Now count the number of occurrences of each word in the training set [1 point]. The function should take the data set (i.e. the training data constructed in task 1) as input parameter. Further to that, it should have an input parameter for specifying the minimum word length and the minimum number of word occurrence. Using this mapping of words to number of occurrences in the training set, extract all the words from the reviews that meet these minimum requirements [1 point]. The function should return these words as list.
Task 3 (count feature frequencies)
Use the function created in task 2 to extract the set of all words of a minimum length and with a minimum number of occurrences from the reviews in the training set. Now create a function that goes through all positive reviews in the training set and counts for each of these words the number of reviews the word appears in [1 point]. Do the same for all negative reviews as well [1 point].
The function should take the review set to be searched and the set of words to look for as input parameters and should return as output a dictionary that maps each word of the input set to the number of reviews the word occurred in in the input set. If a word is not found in any review in the input set it should map to 0.
Task 4 (calculate feature likelihoods and priors, 2 points)
Consider each word extracted in task 2 as a binary feature of a review indicating that a word is either present in the review or absent in the review. Using the function created in task 3 to count the number of reviews each of these features is present in calculate the likelihoods
𝑃[𝑤𝑜𝑟𝑑 𝑖𝑠 𝑝𝑟𝑒𝑠𝑒𝑛𝑡 𝑖𝑛 𝑟𝑒𝑣𝑖𝑒𝑤|𝑟𝑒𝑣𝑖𝑒𝑤 𝑖𝑠 𝑝𝑜𝑠𝑖𝑡𝑖𝑣𝑒]
and
𝑃[𝑤𝑜𝑟𝑑 𝑖𝑠 𝑝𝑟𝑒𝑠𝑒𝑛𝑡 𝑖𝑛 𝑟𝑒𝑣𝑖𝑒𝑤|𝑟𝑒𝑣𝑖𝑒𝑤 𝑖𝑠 𝑛𝑒𝑔𝑎𝑡𝑖𝑣𝑒]
for each word in the feature vector.
Create a function that calculates these likelihoods for all words applying Laplace smoothing with a smoothing factor 𝛼 = 1 [1 point]. The function should take the two mappings created in task 3 and the total number of positive/negative reviews obtained in task 1 as input and return a dictionary mapping each feature word to the likelihood probability that a word is present in a review given its class being either positive or negative.
Also calculate the priors
𝑃[𝑟𝑒𝑣𝑖𝑒𝑤 𝑖𝑠 𝑝𝑜𝑠𝑖𝑡𝑖𝑣𝑒]
and
𝑃[𝑟𝑒𝑣𝑖𝑒𝑤 𝑖𝑠 𝑛𝑒𝑔𝑎𝑡𝑖𝑣𝑒]
by considering the fraction of positive/negative reviews in the training set [1 point].
Task 5 (maximum likelihood classification, 2 points)
Use the likelihood functions and priors created in task 4 to now create a Naïve Bayes classifier for predicting the sentiment label for a new review text [2 points]. Remember to use logarithms of the probabilities for numerical stability.

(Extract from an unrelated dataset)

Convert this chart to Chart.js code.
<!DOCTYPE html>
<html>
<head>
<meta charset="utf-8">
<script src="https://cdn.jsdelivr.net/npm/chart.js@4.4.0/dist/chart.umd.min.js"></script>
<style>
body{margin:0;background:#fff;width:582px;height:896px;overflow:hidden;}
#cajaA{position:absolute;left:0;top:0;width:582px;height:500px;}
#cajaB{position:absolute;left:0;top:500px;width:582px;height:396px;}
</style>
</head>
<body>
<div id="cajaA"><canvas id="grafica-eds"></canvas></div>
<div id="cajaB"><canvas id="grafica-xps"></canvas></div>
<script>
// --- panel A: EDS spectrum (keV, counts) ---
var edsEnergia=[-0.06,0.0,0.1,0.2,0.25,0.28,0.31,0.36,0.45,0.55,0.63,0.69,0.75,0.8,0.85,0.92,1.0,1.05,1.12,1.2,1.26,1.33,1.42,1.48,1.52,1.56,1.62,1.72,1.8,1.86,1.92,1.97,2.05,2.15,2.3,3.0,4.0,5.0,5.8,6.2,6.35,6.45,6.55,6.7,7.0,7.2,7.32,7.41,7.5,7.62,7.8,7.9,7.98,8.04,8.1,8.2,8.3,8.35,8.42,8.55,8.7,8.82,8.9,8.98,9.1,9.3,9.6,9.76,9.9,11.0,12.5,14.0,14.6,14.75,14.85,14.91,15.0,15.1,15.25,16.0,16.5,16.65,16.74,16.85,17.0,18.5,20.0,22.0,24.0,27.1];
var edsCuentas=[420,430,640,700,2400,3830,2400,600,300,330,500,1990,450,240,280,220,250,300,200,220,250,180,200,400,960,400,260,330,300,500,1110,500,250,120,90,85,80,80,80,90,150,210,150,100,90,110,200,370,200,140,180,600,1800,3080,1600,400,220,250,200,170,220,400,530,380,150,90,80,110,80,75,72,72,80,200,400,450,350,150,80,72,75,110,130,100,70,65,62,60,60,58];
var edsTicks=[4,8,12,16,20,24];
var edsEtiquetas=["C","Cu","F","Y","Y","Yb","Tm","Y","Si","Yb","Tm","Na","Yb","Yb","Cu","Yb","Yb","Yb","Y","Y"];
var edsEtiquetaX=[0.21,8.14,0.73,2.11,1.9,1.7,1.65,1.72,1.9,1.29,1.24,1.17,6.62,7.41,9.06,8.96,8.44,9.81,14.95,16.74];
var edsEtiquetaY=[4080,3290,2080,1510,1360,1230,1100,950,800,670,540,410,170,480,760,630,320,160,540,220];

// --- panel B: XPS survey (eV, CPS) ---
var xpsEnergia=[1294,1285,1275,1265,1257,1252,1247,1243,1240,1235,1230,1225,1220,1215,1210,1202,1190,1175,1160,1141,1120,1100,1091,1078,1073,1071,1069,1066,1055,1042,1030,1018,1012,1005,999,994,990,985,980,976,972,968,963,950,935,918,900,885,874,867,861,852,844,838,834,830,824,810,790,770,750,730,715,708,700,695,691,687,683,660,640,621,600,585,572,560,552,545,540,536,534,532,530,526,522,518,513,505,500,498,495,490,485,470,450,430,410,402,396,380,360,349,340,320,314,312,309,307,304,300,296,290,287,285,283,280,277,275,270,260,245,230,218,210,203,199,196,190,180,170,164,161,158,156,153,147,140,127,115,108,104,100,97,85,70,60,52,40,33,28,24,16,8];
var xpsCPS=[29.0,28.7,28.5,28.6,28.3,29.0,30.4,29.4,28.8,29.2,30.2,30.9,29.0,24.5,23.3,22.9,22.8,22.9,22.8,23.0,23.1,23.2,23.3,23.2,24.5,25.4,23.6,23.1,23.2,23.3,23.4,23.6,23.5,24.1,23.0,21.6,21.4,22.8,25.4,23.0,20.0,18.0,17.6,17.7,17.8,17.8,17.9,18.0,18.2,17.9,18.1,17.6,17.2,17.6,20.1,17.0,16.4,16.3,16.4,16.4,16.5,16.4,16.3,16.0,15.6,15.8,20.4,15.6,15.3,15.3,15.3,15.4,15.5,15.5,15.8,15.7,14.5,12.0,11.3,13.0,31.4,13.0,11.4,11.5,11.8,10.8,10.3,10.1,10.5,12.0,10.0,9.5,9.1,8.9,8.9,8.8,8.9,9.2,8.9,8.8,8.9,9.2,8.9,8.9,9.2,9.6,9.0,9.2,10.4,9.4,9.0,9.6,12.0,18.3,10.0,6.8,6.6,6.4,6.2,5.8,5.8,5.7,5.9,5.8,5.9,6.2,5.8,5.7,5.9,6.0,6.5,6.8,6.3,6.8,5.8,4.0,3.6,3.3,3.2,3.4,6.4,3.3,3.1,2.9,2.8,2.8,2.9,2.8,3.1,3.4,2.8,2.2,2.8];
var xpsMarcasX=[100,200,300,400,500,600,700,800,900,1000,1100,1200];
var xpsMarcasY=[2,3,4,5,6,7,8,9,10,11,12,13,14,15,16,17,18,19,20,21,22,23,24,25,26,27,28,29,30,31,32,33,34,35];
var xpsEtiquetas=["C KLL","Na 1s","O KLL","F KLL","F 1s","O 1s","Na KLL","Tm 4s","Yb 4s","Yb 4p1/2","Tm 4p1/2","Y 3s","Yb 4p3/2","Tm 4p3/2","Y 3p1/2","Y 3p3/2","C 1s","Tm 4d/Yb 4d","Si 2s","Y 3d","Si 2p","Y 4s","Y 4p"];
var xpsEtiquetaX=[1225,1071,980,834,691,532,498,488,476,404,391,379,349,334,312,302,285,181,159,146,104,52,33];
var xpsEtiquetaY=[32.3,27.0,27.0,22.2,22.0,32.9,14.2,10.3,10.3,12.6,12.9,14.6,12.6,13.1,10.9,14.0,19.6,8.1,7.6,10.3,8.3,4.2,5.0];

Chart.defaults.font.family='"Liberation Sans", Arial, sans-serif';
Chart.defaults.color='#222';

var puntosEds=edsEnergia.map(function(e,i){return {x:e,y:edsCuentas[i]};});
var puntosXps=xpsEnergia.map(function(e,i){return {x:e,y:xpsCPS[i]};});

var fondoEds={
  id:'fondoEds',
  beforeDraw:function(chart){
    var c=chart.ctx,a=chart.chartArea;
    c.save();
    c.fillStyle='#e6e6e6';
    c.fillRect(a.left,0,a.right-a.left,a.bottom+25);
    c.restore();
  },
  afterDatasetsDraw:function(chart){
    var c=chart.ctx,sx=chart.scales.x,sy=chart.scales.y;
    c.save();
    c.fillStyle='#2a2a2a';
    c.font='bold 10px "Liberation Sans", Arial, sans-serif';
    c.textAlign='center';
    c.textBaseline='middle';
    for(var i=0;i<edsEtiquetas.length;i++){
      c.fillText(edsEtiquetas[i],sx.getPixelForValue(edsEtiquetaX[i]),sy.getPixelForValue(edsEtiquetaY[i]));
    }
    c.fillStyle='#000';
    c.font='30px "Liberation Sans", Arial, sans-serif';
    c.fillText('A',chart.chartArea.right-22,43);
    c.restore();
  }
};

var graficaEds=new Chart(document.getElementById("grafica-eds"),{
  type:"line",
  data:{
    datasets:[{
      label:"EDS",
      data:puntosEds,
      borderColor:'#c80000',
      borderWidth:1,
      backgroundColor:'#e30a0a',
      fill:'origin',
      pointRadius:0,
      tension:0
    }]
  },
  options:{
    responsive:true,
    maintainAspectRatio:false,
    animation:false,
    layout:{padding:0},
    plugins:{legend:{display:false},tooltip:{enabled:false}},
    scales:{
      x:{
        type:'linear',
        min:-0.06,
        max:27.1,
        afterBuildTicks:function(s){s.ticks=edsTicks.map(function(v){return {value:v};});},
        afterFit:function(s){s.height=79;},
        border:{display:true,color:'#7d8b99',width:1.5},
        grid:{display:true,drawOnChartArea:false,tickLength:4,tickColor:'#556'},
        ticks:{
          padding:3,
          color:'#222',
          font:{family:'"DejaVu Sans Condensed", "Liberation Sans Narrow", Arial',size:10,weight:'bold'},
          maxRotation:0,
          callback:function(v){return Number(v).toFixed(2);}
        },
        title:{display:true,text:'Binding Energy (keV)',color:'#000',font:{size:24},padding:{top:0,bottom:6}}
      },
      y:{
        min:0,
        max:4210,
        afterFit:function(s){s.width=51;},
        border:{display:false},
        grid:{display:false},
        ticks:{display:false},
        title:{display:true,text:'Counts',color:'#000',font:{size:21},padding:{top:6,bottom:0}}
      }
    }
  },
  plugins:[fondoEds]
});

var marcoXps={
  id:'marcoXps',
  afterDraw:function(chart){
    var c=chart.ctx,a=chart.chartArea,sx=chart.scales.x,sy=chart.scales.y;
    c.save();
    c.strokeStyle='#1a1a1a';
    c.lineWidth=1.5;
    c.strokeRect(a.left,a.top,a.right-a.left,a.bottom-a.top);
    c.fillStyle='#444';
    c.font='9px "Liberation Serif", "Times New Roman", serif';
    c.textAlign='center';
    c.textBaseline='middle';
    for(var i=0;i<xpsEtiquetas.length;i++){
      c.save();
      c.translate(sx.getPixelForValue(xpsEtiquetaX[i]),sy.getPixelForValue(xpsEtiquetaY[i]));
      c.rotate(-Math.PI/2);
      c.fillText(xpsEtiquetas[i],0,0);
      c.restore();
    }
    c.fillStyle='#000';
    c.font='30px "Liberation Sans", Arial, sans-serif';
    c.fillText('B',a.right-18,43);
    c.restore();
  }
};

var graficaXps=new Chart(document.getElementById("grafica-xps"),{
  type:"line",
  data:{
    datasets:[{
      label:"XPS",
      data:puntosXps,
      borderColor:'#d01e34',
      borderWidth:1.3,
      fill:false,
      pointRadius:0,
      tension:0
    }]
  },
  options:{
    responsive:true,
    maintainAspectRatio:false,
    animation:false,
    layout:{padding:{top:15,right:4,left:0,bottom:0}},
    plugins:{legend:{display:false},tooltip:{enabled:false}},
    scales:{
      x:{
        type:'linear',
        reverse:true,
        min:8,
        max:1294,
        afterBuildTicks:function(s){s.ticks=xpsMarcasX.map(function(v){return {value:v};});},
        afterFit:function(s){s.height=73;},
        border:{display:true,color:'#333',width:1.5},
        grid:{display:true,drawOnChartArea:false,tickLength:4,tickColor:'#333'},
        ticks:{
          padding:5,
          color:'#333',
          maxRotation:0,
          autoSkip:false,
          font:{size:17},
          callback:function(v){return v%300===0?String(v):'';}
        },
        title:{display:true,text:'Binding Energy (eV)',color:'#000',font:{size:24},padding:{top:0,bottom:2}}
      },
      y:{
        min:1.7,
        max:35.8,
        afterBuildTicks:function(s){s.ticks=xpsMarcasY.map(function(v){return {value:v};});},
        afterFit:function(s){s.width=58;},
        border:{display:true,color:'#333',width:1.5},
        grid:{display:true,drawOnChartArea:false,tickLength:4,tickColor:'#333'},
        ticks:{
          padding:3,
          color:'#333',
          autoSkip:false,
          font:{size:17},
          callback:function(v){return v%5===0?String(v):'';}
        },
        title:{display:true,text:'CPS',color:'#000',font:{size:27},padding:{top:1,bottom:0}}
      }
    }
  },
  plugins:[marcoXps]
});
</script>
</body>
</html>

The function should take as input the new review text as string as well as the priors and likelihoods calculated in task 4. It should produce as output the predicted sentiment label for the new review (i.e. either “positive” or “negative”).
Task 6 (evaluation of results, 11 points)

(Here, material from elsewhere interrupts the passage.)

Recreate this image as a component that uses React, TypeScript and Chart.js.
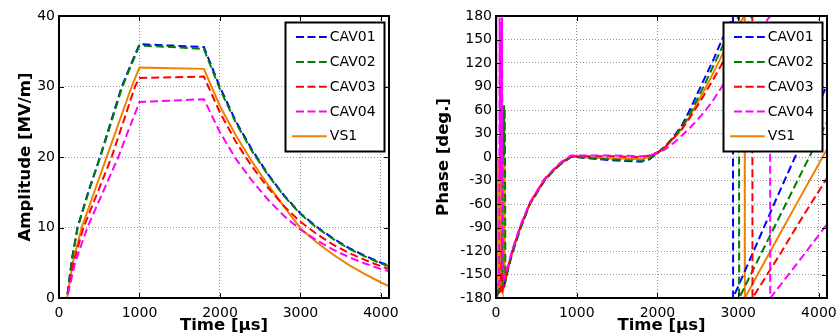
import React, { useEffect, useRef } from "react";
import { Chart, registerables } from "chart.js";

Chart.register(...registerables);

const seriesNames = ["CAV01", "CAV02", "CAV03", "CAV04", "VS1"];
const seriesColors = ["#0000ff", "#008000", "#ff0000", "#ff00ff", "#f08000"];
const seriesDashed = [true, true, true, true, false];
const seriesOrder = [4, 3, 2, 1, 5];

const timeTicks = [0, 1000, 2000, 3000, 4000];
const ampTicks = [0, 10, 20, 30, 40];
const phaseTicks = [-180, -150, -120, -90, -60, -30, 0, 30, 60, 90, 120, 150, 180];

// Amplitude [MV/m] vs time [us]
const ampCav01 = [[0,0],[100,0],[160,5.5],[230,10],[370,15.3],[510,20],[650,25.2],[780,30],[900,33.3],[1000,36.0],[1400,35.8],[1800,35.6],[2000,29.9],[2200,25.0],[2400,21.0],[2600,17.5],[2800,14.5],[3000,12.0],[3200,10.1],[3400,8.5],[3600,7.1],[3800,6.0],[4000,5.0],[4100,4.6]];
const ampCav02 = [[0,0],[100,0],[160,5.4],[232,10],[372,15.2],[512,20],[652,25],[782,29.8],[900,33.1],[1000,35.8],[1400,35.6],[1800,35.3],[2000,29.6],[2200,24.8],[2400,20.8],[2600,17.4],[2800,14.4],[3000,11.9],[3200,10.0],[3400,8.4],[3600,7.0],[3800,5.9],[4000,4.9],[4100,4.5]];
const ampCav03 = [[0,0],[100,0],[180,5],[304,10],[480,15],[654,20],[800,25],[944,30],[1000,31.2],[1400,31.3],[1800,31.4],[2000,26.3],[2200,22.1],[2400,18.6],[2600,15.6],[2800,13.0],[3000,10.8],[3200,9.1],[3400,7.6],[3600,6.4],[3800,5.4],[4000,4.5],[4100,4.1]];
const ampCav04 = [[0,0],[100,0],[200,5],[352,10],[545,15],[737,20],[870,24],[1000,27.8],[1400,28.0],[1800,28.2],[2000,23.5],[2200,19.7],[2400,16.6],[2600,13.9],[2800,11.6],[3000,9.7],[3200,8.2],[3400,6.9],[3600,5.8],[3800,4.9],[4000,4.1],[4100,3.8]];
const ampVs1 = [[0,0],[100,0],[170,5],[282,10],[437,15],[592,20],[748,25],[903,30],[1000,32.7],[1400,32.6],[1800,32.5],[2000,27.2],[2200,23.0],[2400,19.3],[2600,16.0],[2800,12.9],[3000,9.9],[3200,7.9],[3400,6.2],[3600,4.7],[3800,3.4],[4000,2.2],[4100,1.7]];

// Phase [deg.] vs time [us]
const phaseCav01 = [[0,-178],[40,-172],[80,-168],[100,-165],[115,-158],[150,-143],[200,-124],[300,-92],[420,-60],[600,-30],[700,-19],[800,-9],[930,0],[1000,0],[1200,-2],[1400,-4],[1600,-5],[1800,-6],[1900,-3],[2000,5],[2100,14],[2200,26],[2300,40],[2400,60],[2500,82],[2600,104],[2700,126],[2800,150],[2900,171],[2935,180],[2937,-180],[3200,-118],[3500,-47],[3800,22],[4100,92]];
const phaseCav02 = [[0,-176],[50,-166],[80,-162],[84,66],[88,2],[92,64],[96,0],[100,67],[104,2],[108,62],[112,0],[116,-160],[150,-142],[200,-122],[300,-91],[420,-60],[600,-30],[700,-19],[800,-9],[930,0],[1000,0],[1200,-2],[1400,-3],[1600,-4],[1800,-5],[1900,-2],[2000,5],[2100,14],[2200,25],[2300,38],[2400,55],[2500,75],[2600,96],[2700,118],[2800,140],[2900,161],[3000,178],[3010,180],[3012,-180],[3300,-120],[3600,-58],[3900,4],[4100,45]];
const phaseCav03 = [[0,-178],[10,-172],[20,-177],[40,-173],[60,-170],[75,-100],[85,-168],[100,-163],[115,-157],[150,-141],[200,-121],[300,-90],[420,-59],[600,-29],[700,-18],[800,-8],[930,1],[1000,1],[1400,1],[1800,0],[1900,2],[2000,6],[2100,13],[2200,24],[2300,35],[2400,50],[2500,66],[2600,83],[2700,101],[2800,119],[2900,137],[3000,152],[3100,167],[3175,180],[3177,-180],[3500,-127],[3800,-76],[4100,-27]];
const phaseCav04 = [[0,-165],[40,-162],[45,178],[50,-25],[55,175],[60,-30],[65,170],[70,-28],[75,178],[80,-140],[100,-155],[115,-150],[150,-138],[200,-119],[300,-88],[420,-58],[600,-28],[700,-17],[800,-7],[930,2],[1000,2],[1400,2],[1800,1],[1900,2],[2000,5],[2100,10],[2200,18],[2300,27],[2400,37],[2500,48],[2600,60],[2700,74],[2800,90],[2900,106],[3000,121],[3100,136],[3200,151],[3300,166],[3395,180],[3397,-180],[3700,-140],[4100,-86]];
const phaseVs1 = [[0,180],[3,-178],[6,175],[9,-2],[13,-172],[17,0],[21,-175],[25,-1],[29,-170],[33,0],[37,-174],[41,-2],[45,-168],[49,0],[53,-172],[57,-1],[61,-170],[65,0],[69,-173],[73,-2],[77,-168],[81,0],[85,-171],[89,-1],[93,-166],[97,0],[101,-165],[105,-2],[109,-160],[115,-156],[150,-141],[200,-121],[300,-90],[420,-59],[600,-29],[700,-18],[800,-8],[930,0],[1000,0],[1200,-1],[1400,-2],[1600,-2],[1800,-3],[1900,0],[2000,5],[2100,13],[2200,24],[2300,36],[2400,52],[2500,70],[2600,89],[2700,109],[2800,130],[2900,150],[3000,168],[3080,180],[3082,-180],[3400,-120],[3700,-64],[4100,10]];

const ampSeries = [ampCav01, ampCav02, ampCav03, ampCav04, ampVs1];
const phaseSeries = [phaseCav01, phaseCav02, phaseCav03, phaseCav04, phaseVs1];

const FONT = "'DejaVu Sans', Verdana, sans-serif";
const DASH = [8, 4];

function decorPlugin(id: string) {
  return {
    id,
    afterDatasetsDraw(chart: any) {
      const { ctx, chartArea: a } = chart;
      const xs = chart.scales.x;
      const ys = chart.scales.y;
      ctx.save();
      ctx.strokeStyle = "#000";
      ctx.lineWidth = 1;
      ctx.setLineDash([]);
      ctx.beginPath();
      for (const t of xs.ticks) {
        const px = Math.round(xs.getPixelForValue(t.value)) + 0.5;
        ctx.moveTo(px, a.top);
        ctx.lineTo(px, a.top + 5);
        ctx.moveTo(px, a.bottom);
        ctx.lineTo(px, a.bottom - 5);
      }
      for (const t of ys.ticks) {
        const py = Math.round(ys.getPixelForValue(t.value)) + 0.5;
        ctx.moveTo(a.left, py);
        ctx.lineTo(a.left + 5, py);
        ctx.moveTo(a.right, py);
        ctx.lineTo(a.right - 5, py);
      }
      ctx.stroke();

      const w = 99;
      const h = 129;
      const x0 = a.right - 4.5 - w;
      const y0 = a.top + 6.5;
      ctx.fillStyle = "#fff";
      ctx.fillRect(x0, y0, w, h);
      ctx.lineWidth = 2;
      ctx.strokeStyle = "#000";
      ctx.strokeRect(x0, y0, w, h);
      ctx.font = `14px ${FONT}`;
      ctx.textBaseline = "middle";
      ctx.textAlign = "left";
      chart.data.datasets.forEach((ds: any, i: number) => {
        const cy = y0 + 14.6 + i * 24.8;
        ctx.beginPath();
        ctx.strokeStyle = ds.borderColor;
        ctx.lineWidth = 2;
        if (seriesDashed[i]) {
          ctx.setLineDash([8, 3.5]);
          ctx.moveTo(x0 + 10.5, cy);
        } else {
          ctx.setLineDash([]);
          ctx.moveTo(x0 + 6.6, cy);
        }
        ctx.lineTo(x0 + 41.3, cy);
        ctx.stroke();
        ctx.setLineDash([]);
        ctx.fillStyle = "#000";
        ctx.fillText(ds.label, x0 + 44.3, cy + 0.5);
      });

      ctx.lineWidth = 2;
      ctx.strokeStyle = "#000";
      ctx.strokeRect(a.left, a.top, a.right - a.left, a.bottom - a.top);
      ctx.restore();
    },
  };
}

function makeConfig(o: {
  series: number[][][];
  yMin: number;
  yMax: number;
  yTickValues: number[];
  yTitle: string;
  yWidth: number;
  padRight: number;
  id: string;
}) {
  const gridOpts = { color: "#959595", lineWidth: 1, drawTicks: false, borderDash: [1, 2] };
  const borderOpts = { display: false, dash: [1, 2] };
  return {
    type: "line" as const,
    data: {
      datasets: seriesNames.map((name, i) => ({
        label: name,
        data: o.series[i].map(([x, y]) => ({ x, y })),
        borderColor: seriesColors[i],
        backgroundColor: seriesColors[i],
        borderWidth: 2,
        borderDash: seriesDashed[i] ? DASH : [],
        pointRadius: 0,
        fill: false,
        tension: 0,
        order: seriesOrder[i],
      })),
    },
    options: {
      responsive: false,
      animation: false,
      devicePixelRatio: 1,
      layout: { padding: { left: 0, top: 16, right: o.padRight, bottom: 0 } },
      plugins: { legend: { display: false }, tooltip: { enabled: false } },
      scales: {
        x: {
          type: "linear",
          min: 0,
          max: 4100,
          afterFit: (s: any) => {
            s.height = 38;
            s.paddingLeft = 0;
            s.paddingRight = 0;
          },
          afterBuildTicks: (s: any) => {
            s.ticks = timeTicks.map((v) => ({ value: v }));
          },
          ticks: {
            autoSkip: false,
            maxRotation: 0,
            padding: 7,
            color: "#000",
            font: { family: FONT, size: 14 },
            callback: (v: any) => String(v),
          },
          grid: gridOpts,
          border: borderOpts,
          title: {
            display: true,
            text: "Time [µs]",
            color: "#000",
            font: { family: FONT, size: 16.5, weight: "bold" },
            padding: { top: 0, bottom: 0 },
          },
        },
        y: {
          type: "linear",
          min: o.yMin,
          max: o.yMax,
          afterFit: (s: any) => {
            s.width = o.yWidth;
            s.paddingTop = 0;
            s.paddingBottom = 0;
          },
          afterBuildTicks: (s: any) => {
            s.ticks = o.yTickValues.map((v) => ({ value: v }));
          },
          ticks: {
            autoSkip: false,
            padding: 4,
            color: "#000",
            font: { family: FONT, size: 14 },
            callback: (v: any) => String(v),
          },
          grid: gridOpts,
          border: borderOpts,
          title: {
            display: true,
            text: o.yTitle,
            color: "#000",
            font: { family: FONT, size: 16.5, weight: "bold" },
            padding: { top: 16, bottom: 0 },
          },
        },
      },
    },
    plugins: [decorPlugin(o.id)],
  };
}

export default function App() {
  const ampRef = useRef<HTMLCanvasElement>(null);
  const phRef = useRef<HTMLCanvasElement>(null);

  useEffect(() => {
    const c1 = new Chart(
      ampRef.current as HTMLCanvasElement,
      makeConfig({
        series: ampSeries,
        yMin: 0,
        yMax: 40,
        yTickValues: ampTicks,
        yTitle: "Amplitude [MV/m]",
        yWidth: 59,
        padRight: 29,
        id: "decorAmp",
      }) as any
    );
    const c2 = new Chart(
      phRef.current as HTMLCanvasElement,
      makeConfig({
        series: phaseSeries,
        yMin: -180,
        yMax: 180,
        yTickValues: phaseTicks,
        yTitle: "Phase [deg.]",
        yWidth: 78,
        padRight: 10,
        id: "decorPhase",
      }) as any
    );
    return () => {
      c1.destroy();
      c2.destroy();
    };
  }, []);

  return (
    <div style={{ position: "absolute", left: 0, top: 0, width: 837, height: 336, background: "#fff", overflow: "hidden" }}>
      <canvas ref={ampRef} width={418} height={336} style={{ position: "absolute", left: 0, top: 0, width: 418, height: 336 }} />
      <canvas ref={phRef} width={419} height={336} style={{ position: "absolute", left: 418, top: 0, width: 419, height: 336 }} />
    </div>
  );
}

Create a k-fold cross-validation procedure for splitting the training set into k folds and train the classifier created in tasks 2-5 on the training subset [1 point]. Evaluate the classification accuracy, i.e. the fraction of correctly classifier samples, on the evaluation subset [1 point] and use this procedure to calculate the mean accuracy score [1 point].
Compare different accuracy scores for different choices (1,2,3,4,5,6,7,8,9,10) of the word length parameter as defined in task 2 [1 point]. Select the optimal word length parameter [1 point] and evaluate the resulting classifier on the test set extracted in task 1.
The final evaluation should contain:
- The confusion matrix for the classification [1 point]
- The percentage of true positive [1 point], true negatives [1 point], false positives [1 point] and false negatives [1 point]
- The classification accuracy score, i.e. the fraction of correctly classified samples [1 point]
Task 7 (optional, no marks)
Choose a movie you like and a movie you hate and write a review for both. Try the classifier on your review and see if the predicted sentiment score matches your own sentiment.